─── Supplied material ───
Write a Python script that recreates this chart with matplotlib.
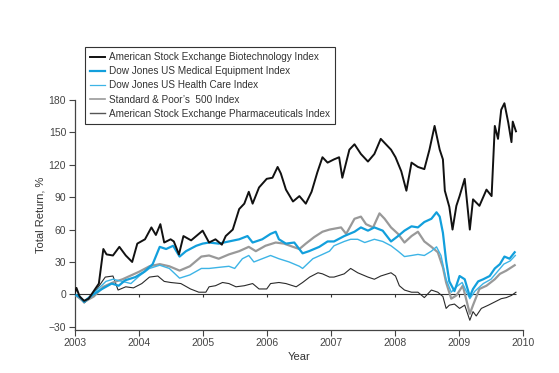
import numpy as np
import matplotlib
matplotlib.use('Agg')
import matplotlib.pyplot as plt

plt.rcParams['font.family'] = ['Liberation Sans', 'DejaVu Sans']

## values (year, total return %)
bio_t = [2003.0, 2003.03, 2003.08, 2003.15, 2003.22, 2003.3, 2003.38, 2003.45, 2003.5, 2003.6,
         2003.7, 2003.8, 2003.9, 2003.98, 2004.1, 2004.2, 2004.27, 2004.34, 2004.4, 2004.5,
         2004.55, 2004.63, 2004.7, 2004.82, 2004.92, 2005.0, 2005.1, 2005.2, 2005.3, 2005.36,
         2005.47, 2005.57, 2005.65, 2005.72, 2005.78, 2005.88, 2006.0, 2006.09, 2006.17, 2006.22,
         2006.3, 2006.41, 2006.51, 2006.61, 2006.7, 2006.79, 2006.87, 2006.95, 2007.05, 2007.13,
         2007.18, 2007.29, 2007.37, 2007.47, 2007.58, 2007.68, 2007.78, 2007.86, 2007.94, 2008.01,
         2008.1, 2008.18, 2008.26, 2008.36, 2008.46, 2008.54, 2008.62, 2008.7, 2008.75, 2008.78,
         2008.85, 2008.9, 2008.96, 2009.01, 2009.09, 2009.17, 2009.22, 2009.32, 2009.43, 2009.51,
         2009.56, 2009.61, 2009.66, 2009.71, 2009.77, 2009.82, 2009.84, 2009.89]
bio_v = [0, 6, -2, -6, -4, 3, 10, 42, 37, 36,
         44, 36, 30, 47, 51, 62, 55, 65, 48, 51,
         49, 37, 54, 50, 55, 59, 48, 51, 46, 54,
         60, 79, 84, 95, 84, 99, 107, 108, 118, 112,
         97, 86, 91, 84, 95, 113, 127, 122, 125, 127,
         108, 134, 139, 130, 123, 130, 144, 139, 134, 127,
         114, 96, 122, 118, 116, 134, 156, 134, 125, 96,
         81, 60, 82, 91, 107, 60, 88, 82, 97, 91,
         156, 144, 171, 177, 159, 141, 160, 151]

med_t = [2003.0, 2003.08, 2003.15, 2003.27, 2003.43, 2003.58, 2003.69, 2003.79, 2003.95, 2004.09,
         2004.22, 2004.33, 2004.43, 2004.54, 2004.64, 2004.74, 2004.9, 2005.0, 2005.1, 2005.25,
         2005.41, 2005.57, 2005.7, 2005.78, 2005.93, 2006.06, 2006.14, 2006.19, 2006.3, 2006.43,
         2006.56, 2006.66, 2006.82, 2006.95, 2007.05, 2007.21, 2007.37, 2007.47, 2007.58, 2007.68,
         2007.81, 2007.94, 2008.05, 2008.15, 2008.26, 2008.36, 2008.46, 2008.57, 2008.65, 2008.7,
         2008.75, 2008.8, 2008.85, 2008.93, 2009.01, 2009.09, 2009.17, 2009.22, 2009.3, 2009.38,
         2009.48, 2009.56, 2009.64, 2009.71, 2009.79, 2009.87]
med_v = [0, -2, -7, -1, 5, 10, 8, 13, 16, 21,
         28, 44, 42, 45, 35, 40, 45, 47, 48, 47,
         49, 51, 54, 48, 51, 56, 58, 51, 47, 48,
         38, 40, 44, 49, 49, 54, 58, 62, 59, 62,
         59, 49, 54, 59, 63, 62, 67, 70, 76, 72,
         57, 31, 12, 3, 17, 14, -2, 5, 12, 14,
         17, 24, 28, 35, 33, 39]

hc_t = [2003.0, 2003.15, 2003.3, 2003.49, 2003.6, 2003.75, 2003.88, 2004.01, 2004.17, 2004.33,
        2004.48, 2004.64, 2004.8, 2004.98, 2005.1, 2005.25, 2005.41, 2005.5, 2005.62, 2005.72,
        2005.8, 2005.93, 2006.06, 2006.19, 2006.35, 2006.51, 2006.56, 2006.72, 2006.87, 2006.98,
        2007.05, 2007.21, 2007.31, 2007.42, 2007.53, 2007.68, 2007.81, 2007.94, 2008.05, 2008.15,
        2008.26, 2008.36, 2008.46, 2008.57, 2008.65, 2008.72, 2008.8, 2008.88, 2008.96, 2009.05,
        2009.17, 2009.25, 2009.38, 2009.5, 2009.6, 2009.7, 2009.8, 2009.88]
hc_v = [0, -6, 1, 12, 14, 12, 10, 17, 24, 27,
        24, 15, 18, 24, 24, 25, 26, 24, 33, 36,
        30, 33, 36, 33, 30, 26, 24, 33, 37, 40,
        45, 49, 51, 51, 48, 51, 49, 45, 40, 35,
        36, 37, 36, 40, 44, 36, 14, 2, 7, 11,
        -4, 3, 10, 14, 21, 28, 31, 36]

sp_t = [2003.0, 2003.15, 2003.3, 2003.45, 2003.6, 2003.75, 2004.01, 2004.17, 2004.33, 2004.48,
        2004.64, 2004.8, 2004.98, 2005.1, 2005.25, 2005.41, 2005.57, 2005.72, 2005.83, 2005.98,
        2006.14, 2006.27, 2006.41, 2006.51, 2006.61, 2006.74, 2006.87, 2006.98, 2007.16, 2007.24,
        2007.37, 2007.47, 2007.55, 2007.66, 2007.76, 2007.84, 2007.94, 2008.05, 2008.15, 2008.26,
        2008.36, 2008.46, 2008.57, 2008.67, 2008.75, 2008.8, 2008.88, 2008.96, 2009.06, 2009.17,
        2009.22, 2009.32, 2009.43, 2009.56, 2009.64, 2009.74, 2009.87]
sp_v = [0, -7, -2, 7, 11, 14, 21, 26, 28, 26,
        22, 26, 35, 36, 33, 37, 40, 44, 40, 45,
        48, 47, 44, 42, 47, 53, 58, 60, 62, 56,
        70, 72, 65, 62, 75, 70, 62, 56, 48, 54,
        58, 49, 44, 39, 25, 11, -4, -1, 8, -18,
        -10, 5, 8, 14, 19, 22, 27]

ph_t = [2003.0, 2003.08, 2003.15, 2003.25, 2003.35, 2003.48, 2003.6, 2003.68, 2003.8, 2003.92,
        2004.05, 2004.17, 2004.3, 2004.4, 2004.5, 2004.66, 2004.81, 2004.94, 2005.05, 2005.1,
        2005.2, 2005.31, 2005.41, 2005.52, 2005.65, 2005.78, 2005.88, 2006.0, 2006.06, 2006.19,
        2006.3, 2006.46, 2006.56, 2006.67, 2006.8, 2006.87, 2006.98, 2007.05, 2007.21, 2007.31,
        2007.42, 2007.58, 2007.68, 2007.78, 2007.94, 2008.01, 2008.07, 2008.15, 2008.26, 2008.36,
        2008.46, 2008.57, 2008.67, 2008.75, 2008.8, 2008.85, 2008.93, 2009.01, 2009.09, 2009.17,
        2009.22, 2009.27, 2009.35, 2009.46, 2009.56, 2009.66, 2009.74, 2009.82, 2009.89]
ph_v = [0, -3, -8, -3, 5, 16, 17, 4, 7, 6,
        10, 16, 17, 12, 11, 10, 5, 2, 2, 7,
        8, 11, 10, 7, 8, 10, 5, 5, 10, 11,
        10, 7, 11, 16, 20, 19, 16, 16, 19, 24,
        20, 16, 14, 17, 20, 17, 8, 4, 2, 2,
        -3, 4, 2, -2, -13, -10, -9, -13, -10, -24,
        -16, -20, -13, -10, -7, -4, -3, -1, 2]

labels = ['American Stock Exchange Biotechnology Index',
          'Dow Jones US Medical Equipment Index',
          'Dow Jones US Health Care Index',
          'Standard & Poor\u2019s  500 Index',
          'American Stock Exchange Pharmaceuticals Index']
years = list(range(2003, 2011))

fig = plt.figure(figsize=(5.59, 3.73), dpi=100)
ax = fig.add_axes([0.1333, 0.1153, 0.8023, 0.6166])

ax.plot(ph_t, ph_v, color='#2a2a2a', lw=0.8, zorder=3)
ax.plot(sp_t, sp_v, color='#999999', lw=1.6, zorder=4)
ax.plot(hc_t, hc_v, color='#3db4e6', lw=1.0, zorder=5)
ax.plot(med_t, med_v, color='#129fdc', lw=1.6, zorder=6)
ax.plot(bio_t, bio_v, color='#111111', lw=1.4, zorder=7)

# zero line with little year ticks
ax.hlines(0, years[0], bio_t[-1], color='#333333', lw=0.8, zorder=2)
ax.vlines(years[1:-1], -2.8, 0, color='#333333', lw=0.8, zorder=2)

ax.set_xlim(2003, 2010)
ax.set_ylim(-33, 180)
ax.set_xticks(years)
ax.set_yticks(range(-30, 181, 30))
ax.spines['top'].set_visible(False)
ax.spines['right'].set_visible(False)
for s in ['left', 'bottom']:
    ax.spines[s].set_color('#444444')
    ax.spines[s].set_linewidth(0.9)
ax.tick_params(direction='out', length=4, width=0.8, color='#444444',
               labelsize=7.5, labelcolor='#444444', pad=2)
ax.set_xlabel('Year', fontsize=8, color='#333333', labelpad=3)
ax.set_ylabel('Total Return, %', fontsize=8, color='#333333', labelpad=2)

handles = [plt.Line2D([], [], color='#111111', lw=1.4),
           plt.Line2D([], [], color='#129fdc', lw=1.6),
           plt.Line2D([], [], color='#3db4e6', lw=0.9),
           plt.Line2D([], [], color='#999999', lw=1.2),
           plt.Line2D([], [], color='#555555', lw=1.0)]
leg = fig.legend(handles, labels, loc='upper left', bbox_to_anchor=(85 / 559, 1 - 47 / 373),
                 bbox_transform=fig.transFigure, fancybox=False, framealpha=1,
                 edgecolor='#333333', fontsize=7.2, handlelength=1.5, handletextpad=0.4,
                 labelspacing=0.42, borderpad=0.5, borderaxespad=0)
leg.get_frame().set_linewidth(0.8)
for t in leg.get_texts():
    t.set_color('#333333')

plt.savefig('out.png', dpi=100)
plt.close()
───
─── Supplied material ───
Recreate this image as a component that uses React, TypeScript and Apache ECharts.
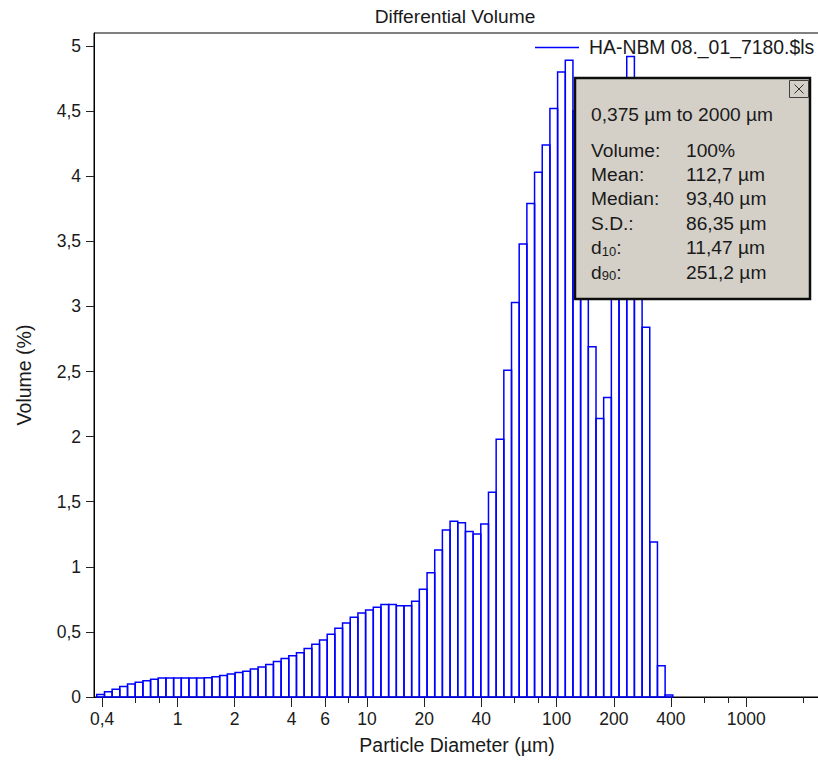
───
─── Supplied material ───
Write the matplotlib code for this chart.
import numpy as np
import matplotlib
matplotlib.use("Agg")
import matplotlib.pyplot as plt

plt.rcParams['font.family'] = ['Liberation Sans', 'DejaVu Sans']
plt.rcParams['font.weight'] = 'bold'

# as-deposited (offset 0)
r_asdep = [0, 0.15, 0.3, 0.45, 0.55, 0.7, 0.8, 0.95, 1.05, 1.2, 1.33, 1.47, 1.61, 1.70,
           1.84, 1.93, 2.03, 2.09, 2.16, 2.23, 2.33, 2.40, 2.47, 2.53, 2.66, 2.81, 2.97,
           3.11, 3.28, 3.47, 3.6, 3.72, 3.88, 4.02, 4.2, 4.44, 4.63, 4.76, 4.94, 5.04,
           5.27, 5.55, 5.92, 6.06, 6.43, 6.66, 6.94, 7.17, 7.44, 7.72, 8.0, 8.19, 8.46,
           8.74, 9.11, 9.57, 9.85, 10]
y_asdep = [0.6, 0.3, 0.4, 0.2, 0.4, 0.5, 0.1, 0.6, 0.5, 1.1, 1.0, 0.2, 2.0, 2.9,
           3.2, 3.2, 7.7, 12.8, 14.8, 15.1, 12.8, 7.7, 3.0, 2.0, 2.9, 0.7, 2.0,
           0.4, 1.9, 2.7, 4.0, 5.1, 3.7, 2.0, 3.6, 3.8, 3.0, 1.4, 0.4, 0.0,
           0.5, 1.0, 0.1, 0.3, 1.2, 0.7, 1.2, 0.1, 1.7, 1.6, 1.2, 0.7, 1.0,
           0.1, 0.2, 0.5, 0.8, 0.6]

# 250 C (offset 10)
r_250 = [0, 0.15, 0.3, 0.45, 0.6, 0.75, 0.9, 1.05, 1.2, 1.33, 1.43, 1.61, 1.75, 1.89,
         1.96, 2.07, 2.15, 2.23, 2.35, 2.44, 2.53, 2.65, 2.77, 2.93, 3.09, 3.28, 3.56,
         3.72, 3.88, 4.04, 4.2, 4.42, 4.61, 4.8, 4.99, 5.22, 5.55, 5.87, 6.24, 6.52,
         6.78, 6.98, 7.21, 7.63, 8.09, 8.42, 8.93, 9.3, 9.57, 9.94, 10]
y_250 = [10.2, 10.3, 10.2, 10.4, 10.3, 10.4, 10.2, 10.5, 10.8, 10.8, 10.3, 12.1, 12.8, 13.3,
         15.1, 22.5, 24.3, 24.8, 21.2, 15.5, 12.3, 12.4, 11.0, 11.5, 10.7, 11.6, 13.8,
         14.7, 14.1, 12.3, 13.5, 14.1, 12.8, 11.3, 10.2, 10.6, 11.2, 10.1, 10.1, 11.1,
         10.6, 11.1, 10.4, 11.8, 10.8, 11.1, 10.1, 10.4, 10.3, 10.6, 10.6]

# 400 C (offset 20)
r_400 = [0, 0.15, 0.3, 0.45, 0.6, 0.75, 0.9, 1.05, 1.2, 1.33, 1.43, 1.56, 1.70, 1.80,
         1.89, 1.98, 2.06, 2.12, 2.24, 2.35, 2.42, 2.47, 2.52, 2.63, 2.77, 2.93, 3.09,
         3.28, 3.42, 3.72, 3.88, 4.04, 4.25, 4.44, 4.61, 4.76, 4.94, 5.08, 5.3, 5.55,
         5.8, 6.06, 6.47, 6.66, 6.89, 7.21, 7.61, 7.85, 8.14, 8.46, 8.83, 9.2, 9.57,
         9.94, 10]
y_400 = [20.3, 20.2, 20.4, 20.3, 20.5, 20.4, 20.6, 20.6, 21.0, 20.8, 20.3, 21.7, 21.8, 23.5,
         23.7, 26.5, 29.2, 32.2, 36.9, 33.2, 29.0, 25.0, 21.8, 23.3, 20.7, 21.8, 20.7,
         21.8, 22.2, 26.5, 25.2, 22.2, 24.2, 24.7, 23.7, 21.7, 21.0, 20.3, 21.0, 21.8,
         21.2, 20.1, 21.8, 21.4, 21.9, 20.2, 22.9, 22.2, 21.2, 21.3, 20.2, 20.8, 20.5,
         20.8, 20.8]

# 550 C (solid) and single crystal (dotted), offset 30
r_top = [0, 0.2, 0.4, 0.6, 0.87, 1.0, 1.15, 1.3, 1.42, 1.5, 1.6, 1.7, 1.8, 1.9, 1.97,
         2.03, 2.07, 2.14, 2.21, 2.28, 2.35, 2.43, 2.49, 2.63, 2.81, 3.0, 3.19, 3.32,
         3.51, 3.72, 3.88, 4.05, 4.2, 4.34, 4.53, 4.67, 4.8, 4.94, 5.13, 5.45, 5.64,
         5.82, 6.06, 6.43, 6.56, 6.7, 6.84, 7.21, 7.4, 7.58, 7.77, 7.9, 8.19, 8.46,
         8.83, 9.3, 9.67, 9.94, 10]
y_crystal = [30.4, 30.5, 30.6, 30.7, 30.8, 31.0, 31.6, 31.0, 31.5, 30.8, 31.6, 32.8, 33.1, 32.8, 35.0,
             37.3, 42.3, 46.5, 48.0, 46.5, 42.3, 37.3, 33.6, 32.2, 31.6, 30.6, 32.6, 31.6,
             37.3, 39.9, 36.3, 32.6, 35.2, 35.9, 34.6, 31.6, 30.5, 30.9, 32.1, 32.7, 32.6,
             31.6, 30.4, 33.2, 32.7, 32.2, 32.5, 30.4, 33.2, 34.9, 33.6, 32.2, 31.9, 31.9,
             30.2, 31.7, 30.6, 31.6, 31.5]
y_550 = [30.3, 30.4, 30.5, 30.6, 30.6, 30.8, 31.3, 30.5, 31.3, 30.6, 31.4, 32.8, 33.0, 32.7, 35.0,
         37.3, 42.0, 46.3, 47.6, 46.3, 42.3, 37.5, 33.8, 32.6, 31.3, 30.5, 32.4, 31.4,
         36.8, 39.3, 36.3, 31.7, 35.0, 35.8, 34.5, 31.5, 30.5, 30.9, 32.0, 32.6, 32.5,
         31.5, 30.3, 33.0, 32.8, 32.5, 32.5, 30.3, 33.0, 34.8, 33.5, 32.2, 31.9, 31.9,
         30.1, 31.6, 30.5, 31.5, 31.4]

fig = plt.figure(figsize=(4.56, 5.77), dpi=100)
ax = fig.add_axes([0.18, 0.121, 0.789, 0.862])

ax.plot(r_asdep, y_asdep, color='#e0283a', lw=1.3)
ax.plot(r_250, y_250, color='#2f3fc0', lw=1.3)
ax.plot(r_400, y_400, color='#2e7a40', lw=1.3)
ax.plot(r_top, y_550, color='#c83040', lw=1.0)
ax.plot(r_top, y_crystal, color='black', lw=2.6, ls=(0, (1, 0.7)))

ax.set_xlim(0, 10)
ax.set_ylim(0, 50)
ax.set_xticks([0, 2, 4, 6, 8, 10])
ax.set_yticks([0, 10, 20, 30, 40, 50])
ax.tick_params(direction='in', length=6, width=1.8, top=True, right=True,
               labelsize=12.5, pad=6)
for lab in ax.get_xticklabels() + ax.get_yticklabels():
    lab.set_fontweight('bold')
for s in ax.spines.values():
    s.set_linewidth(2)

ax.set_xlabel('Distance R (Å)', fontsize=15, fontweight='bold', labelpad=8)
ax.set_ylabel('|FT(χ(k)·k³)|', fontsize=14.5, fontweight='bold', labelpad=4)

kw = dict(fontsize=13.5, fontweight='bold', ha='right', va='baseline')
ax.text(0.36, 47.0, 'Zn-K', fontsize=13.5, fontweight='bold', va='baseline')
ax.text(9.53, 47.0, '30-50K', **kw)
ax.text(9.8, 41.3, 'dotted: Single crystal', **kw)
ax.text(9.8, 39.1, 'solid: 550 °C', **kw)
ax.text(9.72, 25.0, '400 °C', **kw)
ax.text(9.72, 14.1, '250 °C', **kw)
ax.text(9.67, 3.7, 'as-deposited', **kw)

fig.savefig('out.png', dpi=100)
───
Print exactly the lines from the one containing "Write the matplotlib code for this chart." to the one containing "10.3, 10.6, 10.6]", both included, and nothing else.

Write the matplotlib code for this chart.
import numpy as np
import matplotlib
matplotlib.use("Agg")
import matplotlib.pyplot as plt

plt.rcParams['font.family'] = ['Liberation Sans', 'DejaVu Sans']
plt.rcParams['font.weight'] = 'bold'

# as-deposited (offset 0)
r_asdep = [0, 0.15, 0.3, 0.45, 0.55, 0.7, 0.8, 0.95, 1.05, 1.2, 1.33, 1.47, 1.61, 1.70,
           1.84, 1.93, 2.03, 2.09, 2.16, 2.23, 2.33, 2.40, 2.47, 2.53, 2.66, 2.81, 2.97,
           3.11, 3.28, 3.47, 3.6, 3.72, 3.88, 4.02, 4.2, 4.44, 4.63, 4.76, 4.94, 5.04,
           5.27, 5.55, 5.92, 6.06, 6.43, 6.66, 6.94, 7.17, 7.44, 7.72, 8.0, 8.19, 8.46,
           8.74, 9.11, 9.57, 9.85, 10]
y_asdep = [0.6, 0.3, 0.4, 0.2, 0.4, 0.5, 0.1, 0.6, 0.5, 1.1, 1.0, 0.2, 2.0, 2.9,
           3.2, 3.2, 7.7, 12.8, 14.8, 15.1, 12.8, 7.7, 3.0, 2.0, 2.9, 0.7, 2.0,
           0.4, 1.9, 2.7, 4.0, 5.1, 3.7, 2.0, 3.6, 3.8, 3.0, 1.4, 0.4, 0.0,
           0.5, 1.0, 0.1, 0.3, 1.2, 0.7, 1.2, 0.1, 1.7, 1.6, 1.2, 0.7, 1.0,
           0.1, 0.2, 0.5, 0.8, 0.6]

# 250 C (offset 10)
r_250 = [0, 0.15, 0.3, 0.45, 0.6, 0.75, 0.9, 1.05, 1.2, 1.33, 1.43, 1.61, 1.75, 1.89,
         1.96, 2.07, 2.15, 2.23, 2.35, 2.44, 2.53, 2.65, 2.77, 2.93, 3.09, 3.28, 3.56,
         3.72, 3.88, 4.04, 4.2, 4.42, 4.61, 4.8, 4.99, 5.22, 5.55, 5.87, 6.24, 6.52,
         6.78, 6.98, 7.21, 7.63, 8.09, 8.42, 8.93, 9.3, 9.57, 9.94, 10]
y_250 = [10.2, 10.3, 10.2, 10.4, 10.3, 10.4, 10.2, 10.5, 10.8, 10.8, 10.3, 12.1, 12.8, 13.3,
         15.1, 22.5, 24.3, 24.8, 21.2, 15.5, 12.3, 12.4, 11.0, 11.5, 10.7, 11.6, 13.8,
         14.7, 14.1, 12.3, 13.5, 14.1, 12.8, 11.3, 10.2, 10.6, 11.2, 10.1, 10.1, 11.1,
         10.6, 11.1, 10.4, 11.8, 10.8, 11.1, 10.1, 10.4, 10.3, 10.6, 10.6]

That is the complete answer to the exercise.